The Long-Haul-Flight Survival Guide

Written by guest blogger, Scott

Most people who travel have undergone the discommodious experience of spending several hours in a small economy-class airline seat with leg room that would only be comfortable for a 6-year-old. Sometimes there is no room for your bag, or a baby screams the whole flight from elevation-induced ear popping, or the passenger beside you smells like he bet his buddies he could go a week without bathing (and won). Now think about all of your airplane horror stories and imagine them on an 18-hour non-stop flight. Kinda gives a whole new meaning to the term “cabin fever,” doesn’t it?

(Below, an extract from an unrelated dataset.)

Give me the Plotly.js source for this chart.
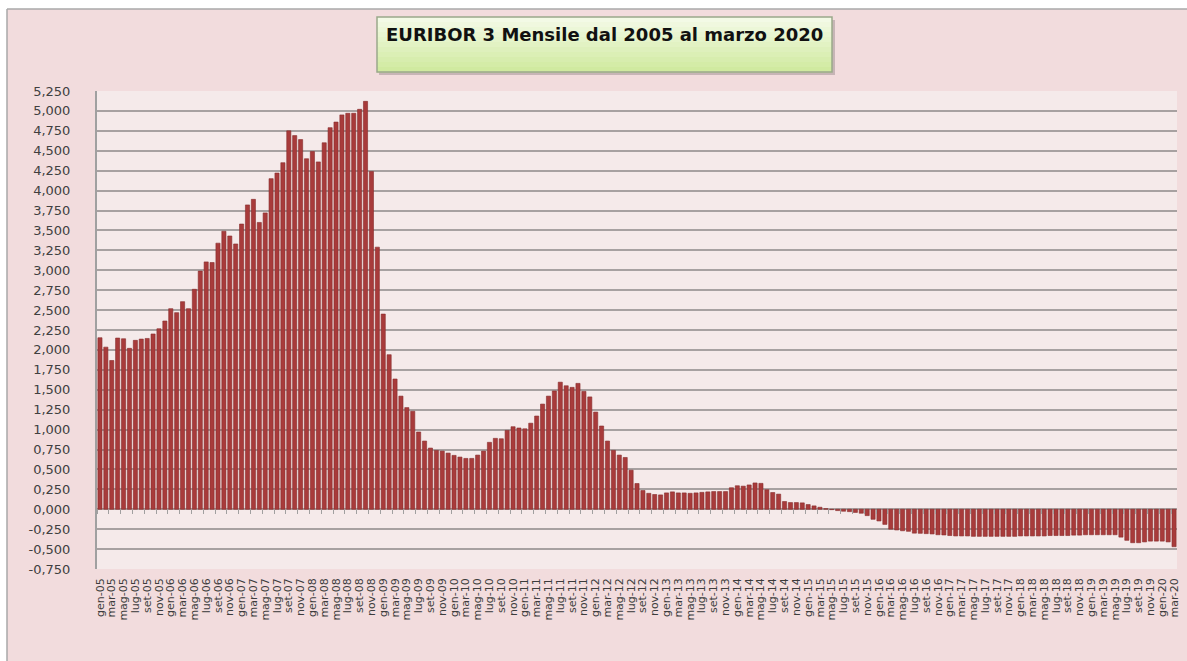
<!DOCTYPE html>
<html>
<head>
<meta charset="utf-8">
<script src="https://cdn.plot.ly/plotly-3.0.1.min.js"></script>
<style>
html,body{margin:0;padding:0;background:#ffffff;}
#chart{width:1187px;height:661px;}
</style>
</head>
<body>
<div id="chart"></div>
<script>
// ---- data ----
const monthNames = ['gen','feb','mar','apr','mag','giu','lug','ago','set','ott','nov','dic'];
const startYear = 2005;
const monthCount = 183; // gen-05 .. mar-20

const euribor3m = [
  2.153, 2.035, 1.867, 2.149, 2.140, 2.020, 2.120, 2.136, 2.144, 2.200, 2.266, 2.363,
  2.518, 2.468, 2.606, 2.518, 2.761, 2.990, 3.105, 3.097, 3.340, 3.490, 3.430, 3.330,
  3.580, 3.820, 3.890, 3.600, 3.720, 4.150, 4.220, 4.350, 4.750, 4.690, 4.640, 4.400,
  4.490, 4.360, 4.600, 4.790, 4.860, 4.950, 4.970, 4.970, 5.020, 5.120, 4.240, 3.290,
  2.450, 1.940, 1.635, 1.420, 1.276, 1.230, 0.970, 0.856, 0.768, 0.739, 0.730, 0.705,
  0.676, 0.655, 0.638, 0.638, 0.680, 0.730, 0.840, 0.890, 0.885, 0.990, 1.036, 1.020,
  1.010, 1.080, 1.170, 1.320, 1.420, 1.485, 1.595, 1.550, 1.530, 1.580, 1.480, 1.410,
  1.220, 1.045, 0.856, 0.739, 0.680, 0.650, 0.490, 0.323, 0.235, 0.200, 0.185, 0.180,
  0.205, 0.218, 0.205, 0.205, 0.200, 0.205, 0.212, 0.218, 0.222, 0.222, 0.222, 0.270,
  0.295, 0.290, 0.305, 0.330, 0.325, 0.245, 0.210, 0.190, 0.097, 0.084, 0.084, 0.080,
  0.059, 0.042, 0.025, 0.008, -0.005, -0.017, -0.025, -0.030, -0.040, -0.050, -0.080, -0.126,
  -0.147, -0.190, -0.250, -0.260, -0.270, -0.277, -0.300, -0.302, -0.306, -0.310, -0.320, -0.323,
  -0.330, -0.335, -0.335, -0.335, -0.340, -0.340, -0.340, -0.340, -0.340, -0.340, -0.340, -0.340,
  -0.335, -0.335, -0.335, -0.335, -0.335, -0.330, -0.330, -0.330, -0.330, -0.325, -0.325, -0.320,
  -0.320, -0.320, -0.320, -0.320, -0.320, -0.350, -0.390, -0.420, -0.420, -0.410, -0.400, -0.400,
  -0.400, -0.410, -0.470
];

const yTickValues = [-0.75,-0.5,-0.25,0,0.25,0.5,0.75,1,1.25,1.5,1.75,2,2.25,2.5,2.75,3,3.25,3.5,3.75,4,4.25,4.5,4.75,5,5.25];
const yTickLabels = ['-0,750','-0,500','-0,250','0,000','0,250','0,500','0,750','1,000','1,250','1,500','1,750','2,000','2,250','2,500','2,750','3,000','3,250','3,500','3,750','4,000','4,250','4,500','4,750','5,000','5,250'];

const chartTitle = 'EURIBOR 3 Mensile dal 2005 al marzo 2020';

// ---- build categories ----
const categories = [];
for (let i = 0; i < monthCount; i++) {
  const m = i % 12;
  const y = (startYear + Math.floor(i / 12)) % 100;
  categories.push(monthNames[m] + '-' + String(y).padStart(2, '0'));
}
const shownLabels = categories.filter((c, i) => i % 2 === 0);

// ---- layout geometry helpers (pixels -> paper) ----
const W = 1187, H = 661;
const mL = 97, mR = 10, mT = 91, mB = 92;
const pw = W - mL - mR, ph = H - mT - mB;
const px = v => (v - mL) / pw;
const py = v => (H - mB - v) / ph;

const yMin = -0.75, yMax = 5.25;

const trace = {
  type: 'bar',
  x: categories,
  y: euribor3m,
  marker: { color: '#a83b3b', line: { color: '#862c2c', width: 0.6 } },
  hoverinfo: 'x+y'
};

const shapes = [];
// white strips outside the frame
shapes.push({type:'rect', xref:'paper', yref:'paper', x0:px(-5), x1:px(7), y0:py(-5), y1:py(666), fillcolor:'#ffffff', line:{width:0}, layer:'above'});
shapes.push({type:'rect', xref:'paper', yref:'paper', x0:px(-5), x1:px(1195), y0:py(9), y1:py(-5), fillcolor:'#ffffff', line:{width:0}, layer:'above'});
shapes.push({type:'line', xref:'paper', yref:'paper', x0:px(7), x1:px(7), y0:py(9), y1:py(666), line:{color:'#a9a9a9', width:1.5}, layer:'above'});
shapes.push({type:'line', xref:'paper', yref:'paper', x0:px(7), x1:px(1195), y0:py(9), y1:py(9), line:{color:'#a9a9a9', width:1.5}, layer:'above'});
// shadow
shapes.push({type:'rect', xref:'paper', yref:'paper', x0:px(379), x1:px(835), y0:py(20), y1:py(75), fillcolor:'rgba(120,110,110,0.35)', line:{width:0}, layer:'above'});
// gradient title box
const bx0 = 377, bx1 = 832, by0 = 17, by1 = 72, steps = 11;
const c0 = [243, 250, 230], c1 = [208, 234, 160];
for (let s = 0; s < steps; s++) {
  const t = s / (steps - 1);
  const c = c0.map((v, k) => Math.round(v + (c1[k] - v) * t));
  const ya = by0 + (by1 - by0) * s / steps, yb = by0 + (by1 - by0) * (s + 1) / steps;
  shapes.push({type:'rect', xref:'paper', yref:'paper', x0:px(bx0), x1:px(bx1), y0:py(ya), y1:py(yb + 0.5),
    fillcolor:'rgb(' + c.join(',') + ')', line:{width:0}, layer:'above'});
}
shapes.push({type:'rect', xref:'paper', yref:'paper', x0:px(bx0), x1:px(bx1), y0:py(by0), y1:py(by1), fillcolor:'rgba(0,0,0,0)', line:{color:'#9aa88a', width:1.5}, layer:'above'});

const layout = {
  width: W, height: H,
  margin: { l: mL, r: mR, t: mT, b: mB, pad: 0 },
  paper_bgcolor: '#f2dcdd',
  plot_bgcolor: '#f5eaea',
  showlegend: false,
  bargap: 0.3,
  font: { family: 'DejaVu Sans, sans-serif', color: '#404040' },
  xaxis: {
    type: 'category',
    categoryorder: 'array', categoryarray: categories,
    range: [-0.5, monthCount - 0.5],
    tickmode: 'array', tickvals: shownLabels, ticktext: shownLabels,
    tickangle: -90,
    ticks: '', ticklabelstandoff: 6,
    tickfont: { size: 11, color: '#3c3c3c', family: 'DejaVu Sans, sans-serif' },
    showgrid: false, showline: false, zeroline: false, fixedrange: true
  },
  xaxis2: {
    overlaying: 'x', anchor: 'free',
    position: (0 - yMin) / (yMax - yMin),
    range: [-0.5, monthCount - 0.5],
    tickmode: 'linear', tick0: -0.5, dtick: 2,
    ticks: 'outside', ticklen: 4, tickwidth: 1, tickcolor: '#a0a0a0',
    showticklabels: false, showgrid: false, zeroline: false, showline: false
  },
  yaxis: {
    range: [yMin, yMax],
    tickmode: 'array', tickvals: yTickValues, ticktext: yTickLabels,
    tickfont: { size: 13, color: '#404040', family: 'DejaVu Sans, sans-serif' },
    ticks: '', ticklabelstandoff: 22,
    showgrid: true, gridcolor: '#a7a1a1', gridwidth: 2,
    zeroline: false,
    showline: true, linecolor: '#a0a0a0', linewidth: 2,
    fixedrange: true
  },
  shapes: shapes,
  annotations: [{
    xref: 'paper', yref: 'paper',
    x: px((bx0 + bx1) / 2), y: py(22),
    xanchor: 'center', yanchor: 'top',
    text: '<b>' + chartTitle + '</b>',
    showarrow: false,
    font: { family: 'DejaVu Sans, sans-serif', size: 18, color: '#111111' }
  }]
};

const dummy = { type: 'scatter', x: [0], y: [0], xaxis: 'x2', yaxis: 'y', mode: 'markers', marker: { opacity: 0 }, hoverinfo: 'skip' };

Plotly.newPlot('chart', [trace, dummy], layout, { displayModeBar: false, staticPlot: true });
</script>
</body>
</html>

According to Fox News, non-stop, long-hour international flights are becoming more common, especially among traveling business professionals wanting to avoid layovers. Perhaps the longest (time-wise) non-stop is the nearly 9000-mile flight from Los Angeles to Singapore that can take upwards of 18 and a half hours. That’s basically the length of two full work days. Close quarters, stuffy air and sheer boredom can make 18 hours seem like a week. When you equip yourself like a traveling pro for flights like these, it will help them go quickly and comfortably so you can arrive at your destination rested and refreshed.

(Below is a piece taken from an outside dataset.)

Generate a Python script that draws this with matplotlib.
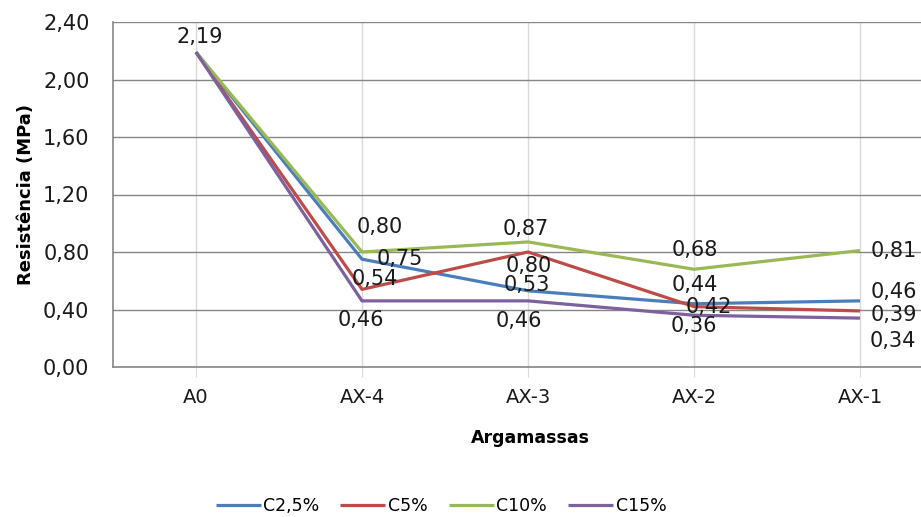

One rookie mistake travelers make is to bring too much on the plane. If it’s a full flight and you need to put your bag under your seat, you just gave up the little leg room that you had to begin with. Also, the more stuff you bring the harder it is to find what you need when rummaging around a dark cabin. To pack efficiently and preparedly for a long-haul flight, stick to some basic travel essentials.

Footwear

You may immediately think sneakers are a good idea for traveling, but dealing with laces and knots and tightness can be a hassle from the moment you arrive at the airport. You will have to take off your shoes at security checkpoints and while in the air you could fall victim to swelling feet or, worse, you might be “that person” on the plane with malodorous feet when you take your shoes off.

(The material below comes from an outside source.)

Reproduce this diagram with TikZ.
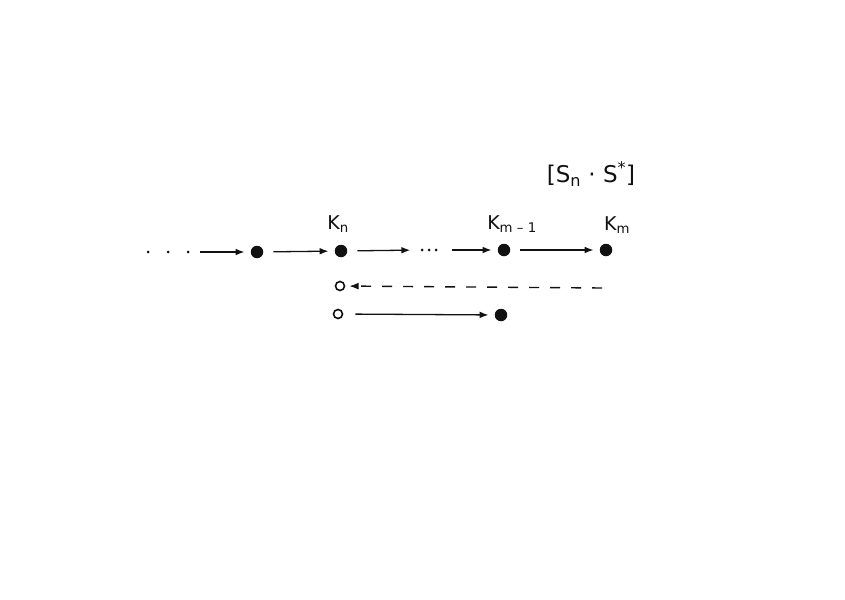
\documentclass[tikz,border=0pt]{standalone}
\usepackage{fontspec}
\setmainfont{DejaVu Sans}
\usepackage{tikz}
\usetikzlibrary{arrows.meta}
\definecolor{ink}{HTML}{111111}
\tikzset{
  >=Latex,
  every node/.style={text=ink},
  bigdot/.style={circle,fill=ink,inner sep=0pt,minimum size=12.5pt},
  smalldot/.style={circle,fill=ink,inner sep=0pt,minimum size=3pt},
  opendot/.style={circle,draw=ink,line width=1.6pt,inner sep=0pt,minimum size=9pt},
  lbl/.style={font=\fontsize{19}{22}\selectfont,inner sep=1pt},
  arrow/.style={->,line width=1.3pt,draw=ink,shorten <=10pt,shorten >=6pt},
  back/.style={->,line width=1.4pt,draw=ink,dash pattern=on 10pt off 11pt,shorten >=4pt},
}

\begin{document}
\begin{tikzpicture}[x=1pt,y=-1pt]
  \useasboundingbox (0,0) rectangle (845,599);

  % main chain
  \node[smalldot] (d1) at (148,252) {};
  \node[smalldot] (d2) at (168,252) {};
  \node[smalldot] (d3) at (188,252) {};
  \node[bigdot] (a) at (257,252) {};
  \node[bigdot] (kn) at (341,251) {};
  \node[smalldot] (e1) at (422,250) {};
  \node[smalldot] (e2) at (429,250) {};
  \node[smalldot] (e3) at (436,250) {};
  \node[bigdot] (km1) at (504,250) {};
  \node[bigdot] (km) at (606,250) {};
  \draw[arrow] (d3) -- (a);
  \draw[arrow] (a) -- (kn);
  \draw[arrow,shorten >=10pt] (kn) -- (e1);
  \draw[arrow,shorten <=14pt] (e3) -- (km1);
  \draw[arrow] (km1) -- (km);

  \node[lbl] (lkn) at (338,224) {K\textsubscript{n}};
  \node[lbl] (lkm1) at (512,224) {K\textsubscript{m – 1}};
  \node[lbl] (lkm) at (617,225) {K\textsubscript{m}};
  \node[lbl,font=\fontsize{23}{26}\selectfont] (prod) at (591,174) {[S\textsubscript{n} · S\textsuperscript{*}]};

  % way back
  \node[opendot] (o1) at (340,286) {};
  \coordinate (c1) at (602,288);
  \draw[back] (c1) -- (o1);

  % shortcut
  \node[opendot] (o2) at (338,314) {};
  \node[bigdot] (f) at (501,315) {};
  \draw[arrow,shorten <=12pt] (o2) -- (f);
\end{tikzpicture}
\end{document}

Opt for slippers or other shoes, such as sneakers at UggAustralia.com, that are easy to slip on and off and are clean and comfortable. If you do get swelling in your feet and ankles, try to keep them elevated, avoid salty snacks and drink lots of water.

Entertainment

Yes, entertainment is just as important as anything else on long-haul flights. Remember that you will not have your cell phone or Internet, so bringing that 500-page novel you’ve been meaning to read, or splurging for the headphones to watch the in-flight movie might help you melt away some of those monotonous hours. If you have a Kindle or an iPad, you can load them up with books and movies you haven’t read or seen (and maybe some old favorites). These handy devices take up minimal space while holding lots of entertainment choices. Remember, an 18-hour flight there means an 18-hour flight back.

Sleep Aids

No, not pills to knock you out. We’ve all seen that guy on the plane with a neck pillow, blindfold and noise-cancelling headphones. While you might laugh at him at first for looking so incredibly dorky, you wont be laughing later when he is fast asleep and you are wide awake with a crick in your neck, listening to a wailing baby and your neighbor’s overhead light is shining in your eyes.

Emergency Survival Kit

No, I don’t mean in case the plane crashes and you are stranded on an uninhabited island (although that would be unfortunate). According to Gadling, airlines lose 3000 bags every hour. Hopefully you successfully make your way to baggage claim to snatch your belongings from the conveyor belt. But on the adverse chance your bag is lost or delayed, some simple supplies can tide your over. A change of clean clothes and underwear, toothbrush, socks, cell phone charger, travel contact case and solution or glasses, and extra money could be a life saver if you’re caught without your belongings in an unfamiliar place. If you take medication, bring several days worth in your carry-on just in case.

Food and Water

Most airlines offer drink service, and long-haul flights offer meals, but if you have dietary restrictions or want to stay health-conscious, there won’t be many options for you. Once you’ve passed airport security, load up on water bottles and healthy food and snacks.